--- Start Data segment ---
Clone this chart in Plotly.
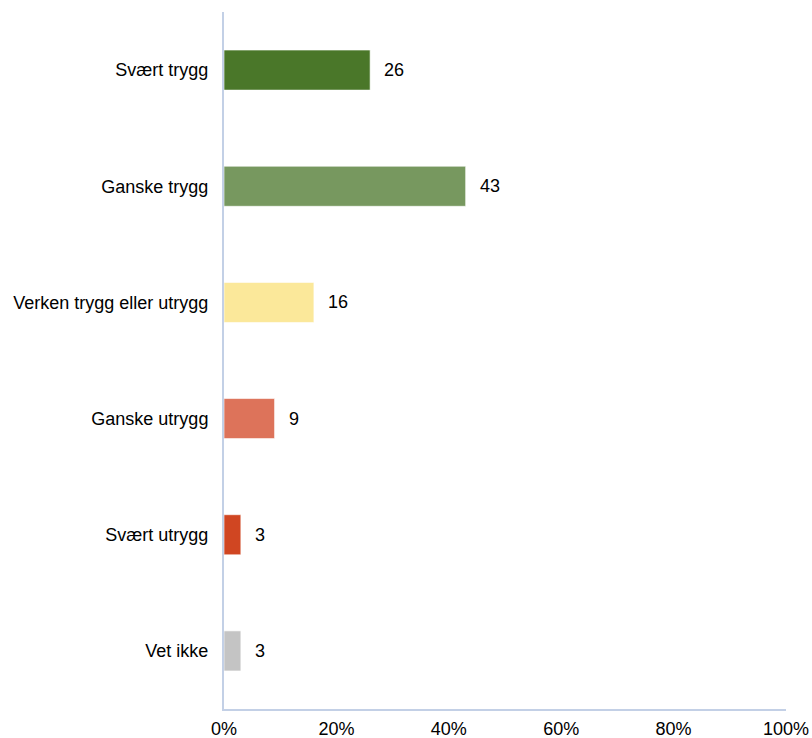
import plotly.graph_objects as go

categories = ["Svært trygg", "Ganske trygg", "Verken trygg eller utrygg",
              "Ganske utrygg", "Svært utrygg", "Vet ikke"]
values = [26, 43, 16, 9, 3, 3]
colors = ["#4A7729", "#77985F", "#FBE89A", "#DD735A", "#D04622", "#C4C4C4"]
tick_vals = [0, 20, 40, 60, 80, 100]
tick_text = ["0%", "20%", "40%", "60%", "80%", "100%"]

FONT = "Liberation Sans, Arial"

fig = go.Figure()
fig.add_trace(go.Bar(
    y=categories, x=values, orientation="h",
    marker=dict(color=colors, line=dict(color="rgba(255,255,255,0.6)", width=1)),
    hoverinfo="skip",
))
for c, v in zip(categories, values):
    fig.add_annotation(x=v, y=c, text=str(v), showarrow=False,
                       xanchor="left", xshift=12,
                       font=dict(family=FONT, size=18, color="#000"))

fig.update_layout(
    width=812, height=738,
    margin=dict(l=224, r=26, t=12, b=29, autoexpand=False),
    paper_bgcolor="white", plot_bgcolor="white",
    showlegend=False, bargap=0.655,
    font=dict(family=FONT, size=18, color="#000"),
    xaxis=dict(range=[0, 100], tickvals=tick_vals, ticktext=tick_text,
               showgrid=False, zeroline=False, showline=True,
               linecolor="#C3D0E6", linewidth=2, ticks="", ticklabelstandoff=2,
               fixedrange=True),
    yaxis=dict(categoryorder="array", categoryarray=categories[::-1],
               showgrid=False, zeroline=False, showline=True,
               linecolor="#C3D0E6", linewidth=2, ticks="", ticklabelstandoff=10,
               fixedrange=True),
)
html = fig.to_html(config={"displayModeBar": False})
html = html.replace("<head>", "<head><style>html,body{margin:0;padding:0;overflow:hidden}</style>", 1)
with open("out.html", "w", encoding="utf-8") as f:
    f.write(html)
--- End Data segment ---
All of the lines above should be printed exactly, minus the pictures.

Clone this chart in Plotly.
import plotly.graph_objects as go

categories = ["Svært trygg", "Ganske trygg", "Verken trygg eller utrygg",
              "Ganske utrygg", "Svært utrygg", "Vet ikke"]
values = [26, 43, 16, 9, 3, 3]
colors = ["#4A7729", "#77985F", "#FBE89A", "#DD735A", "#D04622", "#C4C4C4"]
tick_vals = [0, 20, 40, 60, 80, 100]
tick_text = ["0%", "20%", "40%", "60%", "80%", "100%"]

FONT = "Liberation Sans, Arial"

fig = go.Figure()
fig.add_trace(go.Bar(
    y=categories, x=values, orientation="h",
    marker=dict(color=colors, line=dict(color="rgba(255,255,255,0.6)", width=1)),
    hoverinfo="skip",
))
for c, v in zip(categories, values):
    fig.add_annotation(x=v, y=c, text=str(v), showarrow=False,
                       xanchor="left", xshift=12,
                       font=dict(family=FONT, size=18, color="#000"))

fig.update_layout(
    width=812, height=738,
    margin=dict(l=224, r=26, t=12, b=29, autoexpand=False),
    paper_bgcolor="white", plot_bgcolor="white",
    showlegend=False, bargap=0.655,
    font=dict(family=FONT, size=18, color="#000"),
    xaxis=dict(range=[0, 100], tickvals=tick_vals, ticktext=tick_text,
               showgrid=False, zeroline=False, showline=True,
               linecolor="#C3D0E6", linewidth=2, ticks="", ticklabelstandoff=2,
               fixedrange=True),
    yaxis=dict(categoryorder="array", categoryarray=categories[::-1],
               showgrid=False, zeroline=False, showline=True,
               linecolor="#C3D0E6", linewidth=2, ticks="", ticklabelstandoff=10,
               fixedrange=True),
)
html = fig.to_html(config={"displayModeBar": False})
html = html.replace("<head>", "<head><style>html,body{margin:0;padding:0;overflow:hidden}</style>", 1)
with open("out.html", "w", encoding="utf-8") as f:
    f.write(html)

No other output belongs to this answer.